What are the responsibilities and job description for the Lead Systems Engineer (DataDog) - W2 only position at nTech Solutions?
Job Details
Term of Employment
- W2 Contract, 9 months
- This position is primarily remote, however, the resource will be required to come into the office for collaboration meetings (Reston, VA, or D.C. office), which could be up to once a week in the office (there is no set schedule).
- The office is located in Washington, D.C.
- This position is full-time, 40 hours per week.
Overview
Our client is seeking a Lead Systems Engineer to support a DataDog implementation. The team is responsible for monitoring all applications for the entire enterprise. As the Lead Systems Engineer, you will be responsible for software tool administration for systems and applications monitoring tools. The Operations Center is seeking a Lead Systems Engineer to support the Systems Monitoring initiatives for several SOW in 2025 and beyond. Core responsibilities include script writing, installing, managing, and maintaining the monitoring tools, as needed, as well as integration with other tools and collaboration with other groups and their tools.
Required Skills & Experience
- Bachelor of Science in Computer Science or related field (i.e., Engineering, Applied Science, Math, etc.) or equivalent experience.
- DataDog Administration experience on Linux platform to instrument Java based applications running on Tomcat Application Server.
- Configuration experience in Infrastructure Monitoring, Network Monitoring and Centralized Logging. Or similar Administration experience with ELK Stack Elasticsearch (search and analytics engine), Logstash (ingest pipeline) and Kibana (visualization and creating dashboards).
- Strong Linux platform (Red Hat) background.
- Understanding of SSL setup on Linux servers. Installing CA certs etc.
- Experience with Network Monitoring and knowledge on Network components like Switches, Routers, Palo Alto Network utilization SNMP, F5 Load Balancers, WebSeal, Info Blocks, Gigamon, Network Mapping is a plus.
- Working knowledge of other monitoring tools like Big Panda, CloudBeat (Synthetic Monitoring) is desired. These tools are used to monitor applications and business transactions that impact the business and customers, currently.
- 8 plus years strong IT experience and good working knowledge of a variety of technology platforms in a distributed environment including: Microsoft systems (e.g. Windows 2012 and 2016 Server, Active Directory, Exchange, SharePoint), Linux/Unix, VMWare, SQL Server, database architectures, TCP/IP, VPNs, Mainframe, LAN/WAN technologies and architectures
- Minimum of 3 years hands-on experience installing, integrating, managing and maintaining monitoring tools like Data Dog administration and support.
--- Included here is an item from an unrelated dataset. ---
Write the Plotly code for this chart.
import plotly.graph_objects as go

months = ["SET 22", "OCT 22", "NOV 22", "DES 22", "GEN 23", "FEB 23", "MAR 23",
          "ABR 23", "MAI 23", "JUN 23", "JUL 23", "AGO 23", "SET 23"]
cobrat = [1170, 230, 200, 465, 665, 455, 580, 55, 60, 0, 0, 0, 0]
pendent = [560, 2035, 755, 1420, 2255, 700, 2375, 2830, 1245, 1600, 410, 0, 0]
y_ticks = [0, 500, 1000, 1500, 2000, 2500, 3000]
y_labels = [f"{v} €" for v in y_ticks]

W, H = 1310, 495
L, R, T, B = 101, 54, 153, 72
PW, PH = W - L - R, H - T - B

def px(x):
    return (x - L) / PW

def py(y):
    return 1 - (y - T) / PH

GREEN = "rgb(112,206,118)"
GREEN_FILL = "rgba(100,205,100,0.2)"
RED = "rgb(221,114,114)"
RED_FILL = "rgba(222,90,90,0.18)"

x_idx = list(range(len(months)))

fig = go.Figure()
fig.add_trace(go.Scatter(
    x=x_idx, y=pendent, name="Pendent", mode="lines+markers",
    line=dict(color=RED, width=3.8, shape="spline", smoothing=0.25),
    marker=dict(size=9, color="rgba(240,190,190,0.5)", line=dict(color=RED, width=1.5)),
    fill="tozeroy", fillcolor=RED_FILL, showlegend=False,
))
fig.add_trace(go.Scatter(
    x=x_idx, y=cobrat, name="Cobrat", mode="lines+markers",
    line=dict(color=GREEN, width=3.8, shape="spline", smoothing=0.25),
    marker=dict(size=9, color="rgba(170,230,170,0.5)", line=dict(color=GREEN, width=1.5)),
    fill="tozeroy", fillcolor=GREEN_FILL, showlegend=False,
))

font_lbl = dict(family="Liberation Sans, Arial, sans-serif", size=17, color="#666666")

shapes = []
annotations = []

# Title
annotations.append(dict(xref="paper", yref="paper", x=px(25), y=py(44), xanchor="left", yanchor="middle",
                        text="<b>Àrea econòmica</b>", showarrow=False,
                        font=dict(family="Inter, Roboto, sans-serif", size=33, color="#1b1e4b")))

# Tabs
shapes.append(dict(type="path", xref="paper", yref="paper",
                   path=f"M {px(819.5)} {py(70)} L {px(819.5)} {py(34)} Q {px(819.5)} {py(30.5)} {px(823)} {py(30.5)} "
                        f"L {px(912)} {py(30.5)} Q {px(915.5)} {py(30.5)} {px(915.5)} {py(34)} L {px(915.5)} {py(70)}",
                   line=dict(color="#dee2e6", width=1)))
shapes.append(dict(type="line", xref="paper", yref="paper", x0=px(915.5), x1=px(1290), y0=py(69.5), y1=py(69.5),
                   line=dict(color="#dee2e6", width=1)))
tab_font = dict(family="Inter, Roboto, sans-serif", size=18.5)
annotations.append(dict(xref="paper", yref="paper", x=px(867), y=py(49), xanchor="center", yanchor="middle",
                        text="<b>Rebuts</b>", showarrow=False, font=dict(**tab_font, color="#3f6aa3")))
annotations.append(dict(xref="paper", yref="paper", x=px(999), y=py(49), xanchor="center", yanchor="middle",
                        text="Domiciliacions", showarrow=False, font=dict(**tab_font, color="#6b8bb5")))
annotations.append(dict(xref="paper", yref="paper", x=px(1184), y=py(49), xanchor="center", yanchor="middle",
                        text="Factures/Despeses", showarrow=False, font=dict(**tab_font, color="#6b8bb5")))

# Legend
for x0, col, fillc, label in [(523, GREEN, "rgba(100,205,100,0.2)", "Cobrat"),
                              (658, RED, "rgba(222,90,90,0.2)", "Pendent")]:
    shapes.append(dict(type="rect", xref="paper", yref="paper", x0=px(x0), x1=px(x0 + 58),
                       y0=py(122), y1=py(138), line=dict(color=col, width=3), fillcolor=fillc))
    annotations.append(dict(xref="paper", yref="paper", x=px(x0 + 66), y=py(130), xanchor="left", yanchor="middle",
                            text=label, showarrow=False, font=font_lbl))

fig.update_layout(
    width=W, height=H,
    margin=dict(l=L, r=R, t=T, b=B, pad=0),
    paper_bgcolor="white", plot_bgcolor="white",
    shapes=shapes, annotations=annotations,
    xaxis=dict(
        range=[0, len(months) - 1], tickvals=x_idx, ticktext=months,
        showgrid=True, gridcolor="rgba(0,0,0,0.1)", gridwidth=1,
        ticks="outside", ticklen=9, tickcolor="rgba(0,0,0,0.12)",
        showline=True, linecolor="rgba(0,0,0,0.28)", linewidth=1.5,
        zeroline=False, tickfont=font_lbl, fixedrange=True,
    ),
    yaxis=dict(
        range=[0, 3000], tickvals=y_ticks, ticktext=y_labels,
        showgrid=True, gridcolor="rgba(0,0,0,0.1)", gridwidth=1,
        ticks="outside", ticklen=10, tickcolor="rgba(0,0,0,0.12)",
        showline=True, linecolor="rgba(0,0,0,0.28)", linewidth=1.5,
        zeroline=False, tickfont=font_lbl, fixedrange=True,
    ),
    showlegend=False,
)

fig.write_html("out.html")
- Similar Log Management experience with ELK Stack Elasticsearch (search and analytics engine), Logstash (ingest pipeline), and Kibana (visualization and creating dashboards)
- Experience in writing Shell, Python, Selenium, VuGen scripts
- Experience with SSL certs, encryption methods on Linux
- Experience in developing and implementing systems monitoring and alerting strategies in diverse, large-scale environments.
- Experience developing and documenting processes, procedures, and policies for tool usage and integration.
- Author tool maintenance and training documentation as well as support requests for training on tool usage.
- Knowledge and experience with configuring alerts, dashboards and ad-hoc reports.
- Strong understanding of service level management (SLAs, SLRs, etc.)
- Determine and document tool backup and recovery procedures.
- Experience with data management tools and databases (e.g., DB2, SQL -familiarity desired)
- Experience in systems and Java applications troubleshooting using monitoring tools like DataDog.
- Understanding and experience with both waterfall and agile Software Development Life Cycles (SDLC)
- Experience with SAFe agile methodologies.
Preferred Skills & Experience
- Experience with Network Monitoring and knowledge on Network components like Switches, Routers, Palo Alto Network utilization SNMP, F5 Load Balancers, WebSeal, Info Blocks, Gigamon, Network Mapping.
- Automation experience with scripting (Python, Shell, ANSIBLE).
- Working knowledge of other monitoring tools like Big Panda, CloudBeat (Synthetic Monitoring) or Moogsoft.